「すごい」「えらい」より効果的! 褒めず・怒らずに子どもを自立させるアドラー式子育てとは
アドラー式子育てでは、「勇気づけ」という技法を使います。勇気とは「困難を克服する力」のこと。勇気づけとは、子どもの気持ちに寄り添い、共感する態度で接することで、子どもに「困難を克服する力」を与えることを指します。
たとえば、子どもが何かしてくれたとき、「えらいね」「すごいね」と褒めるのではなく、「ありがとう」「うれしいな」などの気持ちを伝えるようにするーーこれが勇気づけです。「ありがとう」「うれしいな」などの気持ちを受け取った子どもは気分が良くなり、「自分の意思で」相手を喜ばせるような行動をとるようになります。ポイントは、この「自分の意思」という点。勇気づけは、子どもに自信を与え、「自らやってみよう」というやる気を引き出してくれるのです。
こうした例を見て、「褒めたらダメなの?」と疑問に思う方もいらっしゃるでしょう。
もちろん、子どもを褒めることがいけないわけではありません。しかし、ちょっとしたことでも褒めてばかりいると、子どもにとって逆効果です。
公認心理師・産業カウンセラーの大美賀直子氏によると、子どもを些細なことで頻繁に褒めていると「褒められる状況」が当たり前になってしまい、褒められない状況に不安を覚えるようになるのだとか。そうすると、進学や習い事、就職などで「褒めてもらえない環境」に属したとき、適応できなくなってしまいます。また、「自分がどうしたいか」ではなく、「大人はどう思うか」を基準に行動するようになり、「自分の意思で」行動する力が身につかなくなってしまうことも。

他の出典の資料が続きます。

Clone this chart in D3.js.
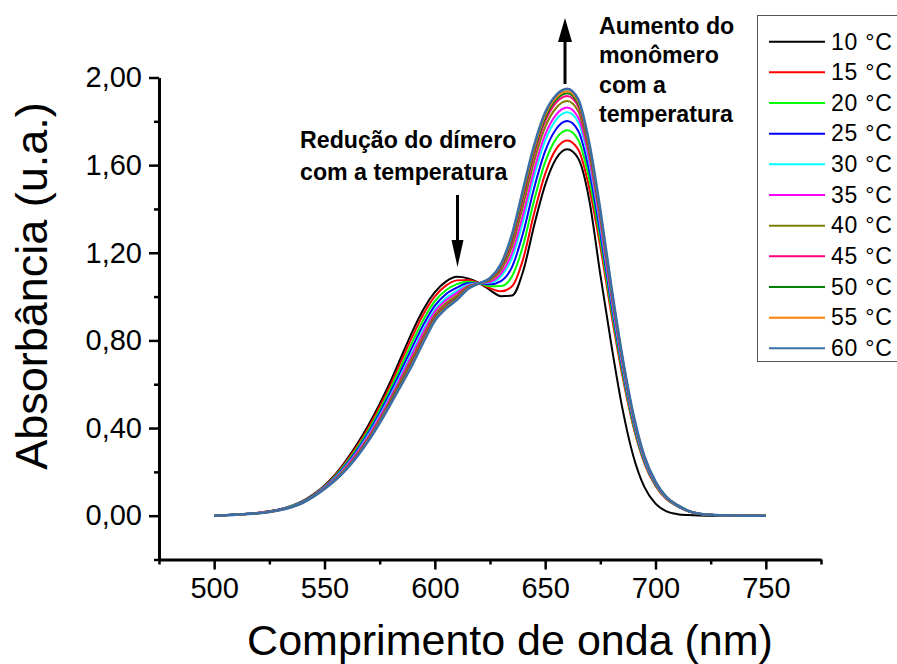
<!DOCTYPE html>
<html><head><meta charset="utf-8">
<script src="https://cdn.jsdelivr.net/npm/d3@7"></script>
<style>body{margin:0;background:#fff}svg{display:block}</style>
</head><body><svg id="c" width="897" height="664"></svg>
<script>
const wavelengths = [500,505,510,515,520,525,530,535,540,545,550,555,560,565,570,575,580,585,590,595,600,605,610,615,620,625,630,635,640,645,650,655,660,665,670,675,680,685,690,695,700,705,710,715,720,725,730,735,740,745,750];
const temperatures = ["10 °C","15 °C","20 °C","25 °C","30 °C","35 °C","40 °C","45 °C","50 °C","55 °C","60 °C"];
const seriesColors = ["#000000","#ff0000","#00ff00","#0000ff","#00ffff","#ff00ff","#808000","#ff0080","#008000","#ff8000","#3a6ea5"];
const abs10 = [0,0.002,0.005,0.009,0.013,0.020,0.030,0.045,0.066,0.097,0.138,0.190,0.255,0.330,0.415,0.510,0.615,0.730,0.845,0.945,1.020,1.068,1.090,1.083,1.062,1.030,1.002,1.005,1.115,1.325,1.510,1.630,1.672,1.630,1.440,1.100,0.780,0.490,0.270,0.130,0.055,0.020,0.007,0.003,0.001,0,0,0,0,0,0];
const abs15 = [0,0.002,0.005,0.009,0.013,0.020,0.030,0.045,0.065,0.096,0.136,0.186,0.249,0.321,0.404,0.497,0.599,0.711,0.822,0.923,1.001,1.050,1.074,1.076,1.062,1.038,1.024,1.047,1.171,1.380,1.560,1.674,1.713,1.671,1.496,1.228,0.920,0.638,0.405,0.238,0.136,0.075,0.042,0.019,0.008,0.004,0.002,0.001,0,0,0];
const abs20 = [0,0.002,0.005,0.009,0.012,0.019,0.029,0.044,0.064,0.094,0.133,0.182,0.242,0.312,0.392,0.483,0.582,0.689,0.797,0.898,0.979,1.029,1.057,1.068,1.061,1.047,1.048,1.093,1.233,1.440,1.614,1.721,1.759,1.715,1.535,1.260,0.944,0.655,0.415,0.244,0.140,0.077,0.043,0.020,0.008,0.004,0.002,0.001,0,0,0];
const abs25 = [0,0.002,0.005,0.009,0.012,0.019,0.029,0.043,0.063,0.093,0.131,0.177,0.235,0.303,0.381,0.469,0.566,0.669,0.774,0.875,0.959,1.011,1.041,1.061,1.061,1.056,1.071,1.136,1.290,1.496,1.664,1.765,1.801,1.756,1.573,1.290,0.967,0.671,0.426,0.250,0.143,0.079,0.044,0.020,0.008,0.004,0.002,0.001,0,0,0];
const abs30 = [0,0.002,0.004,0.008,0.012,0.018,0.028,0.042,0.062,0.091,0.128,0.173,0.229,0.295,0.371,0.457,0.551,0.650,0.752,0.853,0.940,0.993,1.026,1.054,1.061,1.064,1.093,1.177,1.345,1.549,1.712,1.808,1.841,1.796,1.608,1.320,0.989,0.686,0.435,0.255,0.147,0.080,0.045,0.021,0.009,0.004,0.002,0.001,0,0,0];
const abs35 = [0,0.002,0.004,0.008,0.012,0.018,0.028,0.041,0.061,0.090,0.127,0.171,0.226,0.291,0.365,0.450,0.542,0.640,0.740,0.841,0.930,0.983,1.017,1.050,1.061,1.068,1.105,1.199,1.375,1.578,1.739,1.831,1.863,1.817,1.627,1.335,1.000,0.694,0.440,0.258,0.148,0.081,0.046,0.021,0.009,0.004,0.002,0.001,0,0,0];
const abs40 = [0,0.002,0.004,0.008,0.011,0.018,0.027,0.041,0.060,0.089,0.125,0.168,0.221,0.285,0.357,0.440,0.531,0.626,0.724,0.825,0.916,0.970,1.006,1.045,1.060,1.074,1.120,1.229,1.415,1.617,1.774,1.862,1.893,1.846,1.652,1.356,1.016,0.705,0.447,0.262,0.151,0.083,0.047,0.021,0.009,0.004,0.002,0.001,0,0,0];
const abs45 = [0,0.002,0.004,0.008,0.011,0.017,0.027,0.040,0.059,0.088,0.124,0.166,0.218,0.280,0.351,0.433,0.522,0.615,0.711,0.813,0.905,0.959,0.997,1.041,1.060,1.079,1.133,1.252,1.446,1.647,1.801,1.886,1.916,1.868,1.673,1.373,1.028,0.713,0.453,0.266,0.153,0.084,0.047,0.022,0.009,0.004,0.002,0.001,0,0,0];
const abs50 = [0,0.002,0.004,0.008,0.011,0.017,0.026,0.040,0.059,0.088,0.123,0.165,0.216,0.277,0.348,0.429,0.518,0.610,0.704,0.806,0.900,0.954,0.993,1.039,1.060,1.081,1.139,1.265,1.463,1.663,1.816,1.899,1.928,1.880,1.683,1.381,1.035,0.718,0.455,0.267,0.153,0.084,0.048,0.022,0.009,0.004,0.002,0.001,0,0,0];
const abs55 = [0,0.002,0.004,0.008,0.011,0.017,0.026,0.039,0.058,0.087,0.123,0.164,0.215,0.275,0.346,0.427,0.514,0.605,0.699,0.801,0.895,0.950,0.989,1.037,1.060,1.083,1.144,1.274,1.475,1.675,1.827,1.908,1.937,1.889,1.690,1.387,1.039,0.721,0.457,0.268,0.154,0.084,0.048,0.022,0.009,0.004,0.002,0.001,0,0,0];
const abs60 = [0,0.002,0.004,0.008,0.011,0.017,0.026,0.039,0.058,0.087,0.122,0.163,0.213,0.273,0.343,0.423,0.510,0.600,0.693,0.795,0.890,0.945,0.985,1.035,1.060,1.085,1.150,1.285,1.490,1.690,1.840,1.920,1.948,1.900,1.700,1.395,1.045,0.725,0.460,0.270,0.155,0.085,0.048,0.022,0.009,0.004,0.002,0.001,0,0,0];
const xMajorTicks = [500,550,600,650,700,750];
const xMinorTicks = [475,525,575,625,675,725,775];
const yMajorTicks = [0,0.4,0.8,1.2,1.6,2.0];
const yMinorTicks = [-0.2,0.2,0.6,1.0,1.4,1.8];

const allSeries = [abs10,abs15,abs20,abs25,abs30,abs35,abs40,abs45,abs50,abs55,abs60];
const FONT = '"Liberation Sans", Arial, Helvetica, sans-serif';
const svg = d3.select("#c");
const x = d3.scaleLinear().domain([475,775]).range([159,821]);
const y = d3.scaleLinear().domain([-0.2,2.0]).range([559.5,77.5]);
const fmt = v => d3.format(".2f")(v).replace(".", ",");

// curves
const line = d3.line().x(d => x(d[0])).y(d => y(d[1])).curve(d3.curveMonotoneX);
allSeries.forEach((vals, i) => {
  svg.append("path")
    .datum(wavelengths.map((w, j) => [w, vals[j]]))
    .attr("fill", "none")
    .attr("stroke", seriesColors[i])
    .attr("stroke-width", i === 10 ? 2.6 : 2)
    .attr("d", line);
});

// axes
function styleAxis(g, fs) {
  g.selectAll(".domain").attr("stroke", "#000").attr("stroke-width", 3);
  g.selectAll(".tick line").attr("stroke", "#000").attr("stroke-width", 2.5);
  g.selectAll(".tick text").attr("font-family", FONT).attr("font-size", fs).attr("fill", "#000");
}
const yAxis = svg.append("g").attr("transform", "translate(159,0)")
  .call(d3.axisLeft(y).tickValues(yMajorTicks).tickFormat(fmt).tickSize(10).tickSizeOuter(0).tickPadding(7));
styleAxis(yAxis, 29);
const yMinor = svg.append("g").attr("transform", "translate(159,0)")
  .call(d3.axisLeft(y).tickValues(yMinorTicks).tickFormat("").tickSize(5).tickSizeOuter(0));
styleAxis(yMinor, 29);
yMinor.select(".domain").remove();

const xAxis = svg.append("g").attr("transform", "translate(0,559.5)")
  .call(d3.axisBottom(x).tickValues(xMajorTicks).tickFormat(d3.format("d")).tickSize(10).tickSizeOuter(0).tickPadding(8));
styleAxis(xAxis, 29);
const xMinor = svg.append("g").attr("transform", "translate(0,559.5)")
  .call(d3.axisBottom(x).tickValues(xMinorTicks).tickFormat("").tickSize(5).tickSizeOuter(0));
styleAxis(xMinor, 29);
xMinor.select(".domain").remove();

// axis titles
svg.append("text").attr("x", 510).attr("y", 655).attr("text-anchor", "middle")
  .attr("font-family", FONT).attr("font-size", 43).text("Comprimento de onda (nm)");
svg.append("text").attr("transform", "translate(47,286) rotate(-90)").attr("text-anchor", "middle")
  .attr("font-family", FONT).attr("font-size", 45).text("Absorbância (u.a.)");

// annotations
const ann = svg.append("g").attr("font-family", FONT).attr("font-weight", "bold").attr("font-size", 23.2).attr("fill", "#000");
ann.append("text").attr("x", 300).attr("y", 148).text("Redução do dímero");
ann.append("text").attr("x", 300).attr("y", 180).text("com a temperatura");
["Aumento do","monômero","com a","temperatura"].forEach((t, i) => {
  ann.append("text").attr("x", 599).attr("y", 34 + i * 29.3).text(t);
});

// arrows
svg.append("line").attr("x1", 457.5).attr("y1", 195).attr("x2", 457.5).attr("y2", 245).attr("stroke", "#000").attr("stroke-width", 3);
svg.append("path").attr("d", "M451.5,240 L463.5,240 L457.5,267 Z").attr("fill", "#000");
svg.append("line").attr("x1", 565).attr("y1", 84).attr("x2", 565).attr("y2", 38).attr("stroke", "#000").attr("stroke-width", 3);
svg.append("path").attr("d", "M558,42 L572,42 L565,18 Z").attr("fill", "#000");

// legend
const leg = svg.append("g");
leg.append("rect").attr("x", 757.5).attr("y", 15.5).attr("width", 160).attr("height", 346)
  .attr("fill", "#fff").attr("stroke", "#555").attr("stroke-width", 1);
temperatures.forEach((t, i) => {
  const ly = 41.7 + i * 30.66;
  leg.append("line").attr("x1", 769).attr("x2", 825).attr("y1", ly).attr("y2", ly)
    .attr("stroke", seriesColors[i]).attr("stroke-width", 2);
  leg.append("text").attr("x", 831).attr("y", ly + 7.8).attr("font-family", FONT).attr("font-size", 23)
    .attr("letter-spacing", 0.8).text(t);
});
</script></body></html>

また、子どもに感情的に怒ったり、嫌味を言ったりすることも逆効果です。たとえば、子どもが部屋の片付けをしないとき、「片付けなさいって言ったじゃない!なんでできないの?」と怒鳴ったり、怒りながら親御さん自身が片付け始めたりするのは、アドラー式子育てでは、「勇気くじき」と呼ばれている行動。子どものやる気を失わせ、学ぶ機会を奪ってしまいます。
10歳になるまでに実践しよう
ここまでの内容を読んで、「これまで毎日のように怒ってしまっていた……」「勇気づけなんて全くしてこなかったから手遅れなのでは……」と不安に思った方もいらっしゃるかもしれません。
アドラー式子育てでは、子どもの人格や性格は10歳頃までに形成されると考えられています。そのため、10歳前後の関わり方が特に重要視されているのです。